Когда я добежал до подножия склона, пчелы все еще вились надо мной. В отчаянии я залез под самый густой куст лантаны. Я всегда проклинал эти кусты, считая их дьявольским наваждением, которое вредит и человеку, и растительности, вторгаясь на поля и в джунгли, а кроме того, мешает бесшумному продвижению по охотничьим тропам. Но в тот момент я благословлял лантану: она спасла мне жизнь. Пчелы нападают и жалят с лету — в этом они сходны с пикирующими бомбардировщиками. Эти насекомые не настолько сообразительны, чтобы сесть, подползти и ужалить. Переплетенные ветви лантаны преградили им доступ к моему телу.
Рой рассерженных пчел продолжал гудеть надо мной. Прошло больше двух часов, прежде чем жужжание прекратилось и они снова принялись за работу. Мне очень хотелось спать, и я бы задремал, если бы не боль от укусов. Ощущение жжения увеличилось, а кожа около каждой райки вспухла.
Было уже три часа дня, когда я вылез из-под лантаны и спустился к дороге, по которой направился в деревню Кундукотаи. Там я встретил моих спутников. Они почти не были искусаны. Пчелы, очевидно, направили свою атаку на двигавшихся врагов — на меня и бедную Куш.
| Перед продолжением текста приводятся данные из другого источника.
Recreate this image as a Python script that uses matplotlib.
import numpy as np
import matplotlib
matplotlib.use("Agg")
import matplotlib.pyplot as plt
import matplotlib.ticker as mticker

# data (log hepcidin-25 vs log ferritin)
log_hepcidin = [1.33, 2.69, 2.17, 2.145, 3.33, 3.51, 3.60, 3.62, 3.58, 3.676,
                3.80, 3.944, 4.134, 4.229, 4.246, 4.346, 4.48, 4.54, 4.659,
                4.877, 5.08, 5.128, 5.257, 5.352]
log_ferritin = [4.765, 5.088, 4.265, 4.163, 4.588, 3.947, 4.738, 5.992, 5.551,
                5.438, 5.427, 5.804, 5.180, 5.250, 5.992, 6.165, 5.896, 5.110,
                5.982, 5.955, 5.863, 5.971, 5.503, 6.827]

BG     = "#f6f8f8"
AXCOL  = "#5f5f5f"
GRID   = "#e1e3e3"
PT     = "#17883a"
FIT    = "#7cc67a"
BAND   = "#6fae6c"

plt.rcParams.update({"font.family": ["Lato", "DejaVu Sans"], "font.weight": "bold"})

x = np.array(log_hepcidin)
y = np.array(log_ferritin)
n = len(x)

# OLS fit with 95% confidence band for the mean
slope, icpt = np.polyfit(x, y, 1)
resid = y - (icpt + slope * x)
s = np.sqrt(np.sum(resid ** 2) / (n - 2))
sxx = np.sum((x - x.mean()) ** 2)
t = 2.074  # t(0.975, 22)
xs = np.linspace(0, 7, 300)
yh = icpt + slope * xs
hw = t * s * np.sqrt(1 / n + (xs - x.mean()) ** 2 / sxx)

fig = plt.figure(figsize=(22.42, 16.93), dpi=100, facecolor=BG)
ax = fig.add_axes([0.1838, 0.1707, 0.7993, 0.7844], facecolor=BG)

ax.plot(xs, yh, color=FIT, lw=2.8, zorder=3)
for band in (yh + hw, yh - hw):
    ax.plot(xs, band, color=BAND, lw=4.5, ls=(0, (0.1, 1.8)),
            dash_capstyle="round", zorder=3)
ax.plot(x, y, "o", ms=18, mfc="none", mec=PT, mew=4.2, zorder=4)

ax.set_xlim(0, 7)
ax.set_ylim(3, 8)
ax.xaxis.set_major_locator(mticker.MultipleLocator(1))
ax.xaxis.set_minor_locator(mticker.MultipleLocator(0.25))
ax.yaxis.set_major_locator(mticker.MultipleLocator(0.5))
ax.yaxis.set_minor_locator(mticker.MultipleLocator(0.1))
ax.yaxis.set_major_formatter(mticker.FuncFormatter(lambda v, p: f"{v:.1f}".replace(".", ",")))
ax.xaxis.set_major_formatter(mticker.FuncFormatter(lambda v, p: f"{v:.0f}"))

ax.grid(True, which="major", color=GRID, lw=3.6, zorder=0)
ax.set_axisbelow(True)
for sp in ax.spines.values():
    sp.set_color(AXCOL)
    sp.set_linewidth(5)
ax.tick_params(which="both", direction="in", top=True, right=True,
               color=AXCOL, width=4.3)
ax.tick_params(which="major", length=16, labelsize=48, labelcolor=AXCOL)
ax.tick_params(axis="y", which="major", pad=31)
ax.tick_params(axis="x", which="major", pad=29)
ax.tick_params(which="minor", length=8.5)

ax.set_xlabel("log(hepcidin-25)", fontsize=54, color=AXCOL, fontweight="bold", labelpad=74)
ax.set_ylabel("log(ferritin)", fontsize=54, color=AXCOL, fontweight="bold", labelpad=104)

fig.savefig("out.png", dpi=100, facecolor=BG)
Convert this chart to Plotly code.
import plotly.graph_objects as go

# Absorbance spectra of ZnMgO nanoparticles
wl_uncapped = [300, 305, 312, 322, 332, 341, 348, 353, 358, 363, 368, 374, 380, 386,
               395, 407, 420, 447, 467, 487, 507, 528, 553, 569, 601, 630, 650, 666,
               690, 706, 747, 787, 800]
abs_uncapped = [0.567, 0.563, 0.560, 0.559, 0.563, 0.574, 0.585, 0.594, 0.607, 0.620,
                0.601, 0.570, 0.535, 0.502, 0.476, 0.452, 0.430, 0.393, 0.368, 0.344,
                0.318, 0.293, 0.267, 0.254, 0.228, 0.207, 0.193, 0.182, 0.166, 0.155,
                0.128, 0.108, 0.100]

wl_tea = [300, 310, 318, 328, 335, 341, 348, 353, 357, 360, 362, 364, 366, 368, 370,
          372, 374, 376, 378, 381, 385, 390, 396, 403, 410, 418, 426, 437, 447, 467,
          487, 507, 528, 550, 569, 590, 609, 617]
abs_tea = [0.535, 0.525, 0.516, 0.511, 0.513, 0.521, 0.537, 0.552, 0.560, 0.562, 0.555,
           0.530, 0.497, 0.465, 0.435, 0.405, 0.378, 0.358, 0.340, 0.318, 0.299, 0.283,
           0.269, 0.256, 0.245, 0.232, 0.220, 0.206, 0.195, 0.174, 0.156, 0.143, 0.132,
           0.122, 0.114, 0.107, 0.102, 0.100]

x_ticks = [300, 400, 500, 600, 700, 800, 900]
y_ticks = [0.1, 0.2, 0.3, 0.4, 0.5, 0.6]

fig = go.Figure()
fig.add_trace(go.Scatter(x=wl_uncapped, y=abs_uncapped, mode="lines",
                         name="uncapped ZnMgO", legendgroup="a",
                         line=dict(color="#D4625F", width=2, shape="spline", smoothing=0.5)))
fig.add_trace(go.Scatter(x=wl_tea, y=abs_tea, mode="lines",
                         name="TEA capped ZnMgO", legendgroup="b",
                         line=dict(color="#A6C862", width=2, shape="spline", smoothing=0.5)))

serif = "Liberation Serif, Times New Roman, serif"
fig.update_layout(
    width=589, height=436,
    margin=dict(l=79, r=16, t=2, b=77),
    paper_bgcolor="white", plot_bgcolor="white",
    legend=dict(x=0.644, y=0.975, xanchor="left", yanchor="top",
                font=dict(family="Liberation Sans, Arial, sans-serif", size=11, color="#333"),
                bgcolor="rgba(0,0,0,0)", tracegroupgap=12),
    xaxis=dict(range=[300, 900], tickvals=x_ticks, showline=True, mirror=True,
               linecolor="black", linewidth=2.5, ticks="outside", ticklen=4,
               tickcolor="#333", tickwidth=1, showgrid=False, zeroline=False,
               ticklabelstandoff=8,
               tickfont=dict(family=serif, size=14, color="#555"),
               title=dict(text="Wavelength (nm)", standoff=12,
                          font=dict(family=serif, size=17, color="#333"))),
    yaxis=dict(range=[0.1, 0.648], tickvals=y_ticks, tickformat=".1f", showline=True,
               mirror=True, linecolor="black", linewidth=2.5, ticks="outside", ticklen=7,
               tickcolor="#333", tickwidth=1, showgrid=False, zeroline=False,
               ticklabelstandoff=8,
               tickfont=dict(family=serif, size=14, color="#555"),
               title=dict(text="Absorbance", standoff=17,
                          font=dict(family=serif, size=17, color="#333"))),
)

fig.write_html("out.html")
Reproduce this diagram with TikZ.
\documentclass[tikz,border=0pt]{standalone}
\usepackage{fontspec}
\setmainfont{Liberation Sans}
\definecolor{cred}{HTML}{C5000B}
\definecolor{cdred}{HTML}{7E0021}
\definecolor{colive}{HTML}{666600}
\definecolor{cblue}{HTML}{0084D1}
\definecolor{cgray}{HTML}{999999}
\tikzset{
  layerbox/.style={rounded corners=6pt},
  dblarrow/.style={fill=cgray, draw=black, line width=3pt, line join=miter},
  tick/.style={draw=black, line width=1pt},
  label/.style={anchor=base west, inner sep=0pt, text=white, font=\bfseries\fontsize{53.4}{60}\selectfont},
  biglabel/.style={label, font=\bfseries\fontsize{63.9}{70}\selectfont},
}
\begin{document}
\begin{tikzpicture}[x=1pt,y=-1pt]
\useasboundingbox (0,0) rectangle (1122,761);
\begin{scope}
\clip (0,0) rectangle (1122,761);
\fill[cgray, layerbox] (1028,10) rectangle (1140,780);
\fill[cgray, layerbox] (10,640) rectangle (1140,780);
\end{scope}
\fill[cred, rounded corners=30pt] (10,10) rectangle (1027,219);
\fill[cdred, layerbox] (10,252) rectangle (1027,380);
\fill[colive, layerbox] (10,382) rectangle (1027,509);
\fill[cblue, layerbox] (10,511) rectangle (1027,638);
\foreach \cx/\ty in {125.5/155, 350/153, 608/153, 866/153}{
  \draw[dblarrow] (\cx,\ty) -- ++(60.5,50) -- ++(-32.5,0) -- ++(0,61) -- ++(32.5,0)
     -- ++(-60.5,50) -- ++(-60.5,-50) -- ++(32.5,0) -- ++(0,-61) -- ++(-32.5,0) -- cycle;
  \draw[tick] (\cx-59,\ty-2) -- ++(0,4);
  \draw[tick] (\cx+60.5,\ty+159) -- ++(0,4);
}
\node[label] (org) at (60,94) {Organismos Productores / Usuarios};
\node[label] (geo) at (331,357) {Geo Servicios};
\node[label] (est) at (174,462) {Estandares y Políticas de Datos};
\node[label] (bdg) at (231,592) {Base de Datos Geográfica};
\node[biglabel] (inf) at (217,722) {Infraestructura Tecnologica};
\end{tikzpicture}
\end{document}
Она, сильно пострадав, тоже прибежала в деревню. Я не сомневался, что пчелы не обошли своим вниманием и пантеру.
Мы направились к моей машине и поехали в Денканикоту, где находились муниципальная больница и амбулатория. Было уже довольно поздно, когда мы разбудили врача. Пинцетом он удалил вонзившиеся в меня и Куш пчелиные жала и приложил нашатырный спирт. Маленькие злые духи пещеры всадили в нее девятнадцать, а в меня сорок одно жало.
Ночь мы провели в Денканикоте, в лесном бунгало. Кровати там были железные, без матрасов, и я предпочел устроиться в кресле. Мои спутники и Куш спали на веранде.
Укусы вызвали озноб и жар. Опухоль с шеи, лица и рук не спадала. Одной пчеле удалось вонзить жало около левого глаза, он опух и частично закрылся. Куш тоже мучилась, я слышал, как она скулила.
В десять утра мы поехали обратно к девятому милевому камню, а оттуда пешком пошли дальше, но на этот раз другим путем: по протоптанной скотом дороге и охотничьей тропе, где идти было сравнительно легко. Вышли мы из зарослей ниже того места, где находился каменный уступ, под которым стояли накануне.
Пчелы снова трудились в своих сотах. Все было мирно и спокойно.
Оставив крестьян, я во второй раз вместе с Куш вскарабкался на склон и осторожно приблизился к пещере. Я знал, что пчелы безопасны, пока я их снова не потревожу. Что до пантеры, я был почти уверен, что два моих вчерашних выстрела прикончили ее, а если и нет, то пчелы должны были запершить дело.
И в самом деле: в пещере в нескольких шагах от входа лежала, свернувшись клубком, черная пантера, мертвая и застывшая. Куш остановилась примерно за ярд от нее, зафырчала и зарычала. Опасаясь, что она потревожит пчел и снова навлечет на нас их гнев, я, чтобы успокоить, положил ей на морду руку.